Color has a large effect on the way people perceive the world– objects, nature, and even other people. Designers of all kinds rely on color to ensure that their creation carries a certain aesthetic. Companies utilize color in their branding as an establishing element for their visual identity (Milne & Labrecque, 2012, p. 11). As a design student, color and color theory are crucial in decision making, depending on the intended audience and the purpose.
The Psychology of Color
Although color in general is thought to enhance a consumer's mood or thoughts about a subject, it can also have a negative effect (Kaufman-Scarborough, 2000, p. 467). Different colors are perceived differently, as described in Impact of Colors on The Psychology of Marketing – A Comprehensive Over View. According to the article, violet is typically considered elegant, while yellow, its complement, is cheerful. Magenta is artistic creativity, and orange is both happy and enthusiastic (Singh & Srivastava, 2011, pp. 201-203). Brands that wish to be perceived as natural generally use green as the base color and main graphic element in their advertisements because of the natural feeling it gives the viewer (Visser, Gattol, & van der Helm, 2015, p. 8423). According to Yelena Alpert, “In retail, the color orange is associated with fairness and affordability, which is why you'll find it at stores offering good value, like Home Depot and Payless” (Alpert, n.d., p. 1). Black is associated with negative concepts such as evil and death and prompts people to behave more aggressively towards others (Elliot & Maier, 2014, p. 97). However, black is also often used in high-end packaging, and may therefore be viewed as classier than the brighter and bolder competing products. Diving deeper into color, there are also plus and minus colors. Plus colors are yellow, yellow-red, and red-yellow, and are lively, aspiring, warm, positive. Blue, red-blue, and blue-red are the minus colors, and they are known to portray restless, anxious, and cold feelings (Elliot & Maier, 2014, p. 97).

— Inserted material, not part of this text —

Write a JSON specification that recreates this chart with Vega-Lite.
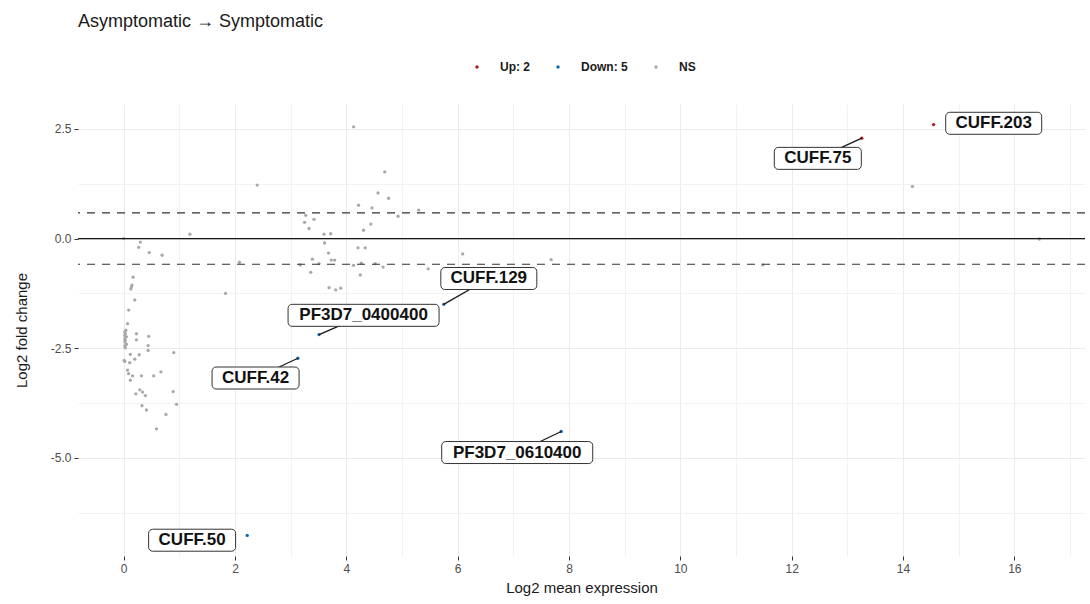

In a study described by Bellizzi and Hite, shoppers actions in stores were observed. The stores were either red or blue. The results were as expected– 39/100 of shoppers in the red store postponed selection, while only 18/100 in the blue store delayed their purchases. In addition, the consumers spent 24 more seconds on average in the blue store. The researchers concluded that the subjects in the blue store “expressed a greater intention to shop, browse, and buy in the simulated store” (Bellizzi & Hite, 1998, p. 347). Another study concluded that most consumers make their purchase decisions in the store instead of at home or online (Mohebbi, 2014, p. 93). This proves how important packaging is in affecting these decisions. On average, more than 60% of people's opinion of an item is based on solely color (Mohebbi, 2014, p. 97).
Color and Sales
It's been established that careful color choices are crucial in the success of sales. Online, color is an important element in the selection of fashion products because it is one of the best products that can be accurately depicted on a digital screen in color (Nitse, Parker, Krumwiede, & Ottoway, 2004, p. 903). Color should be used sparingly, in the most creative way possible. Steven Greenland explains that while color may simplify the purchase decision of a consumer, it becomes “largely redundant” with plain packaging, forcing the designer to be creative in their decisions (Greenland, 2015). The isolation effect is when an item stands out, likely because of its boldness. Products with this effect are more likely to be remembered by a consumer (Ciotti, 2016). Color also plays a role in eating habits. A study found that carrot sticks that were served in McDonald's packaging were more appealing to children, an example of how branding affects perceptions of companies (Elliott, Carruthers Den Hoed, & Conlon, 2013, p. 364).
My proposed research will expand upon previous research by increasing the variety of fields observed. In my studies, I will be observing how color influences consumer purchase decisions in clothing, shoes, appliances, food and furniture.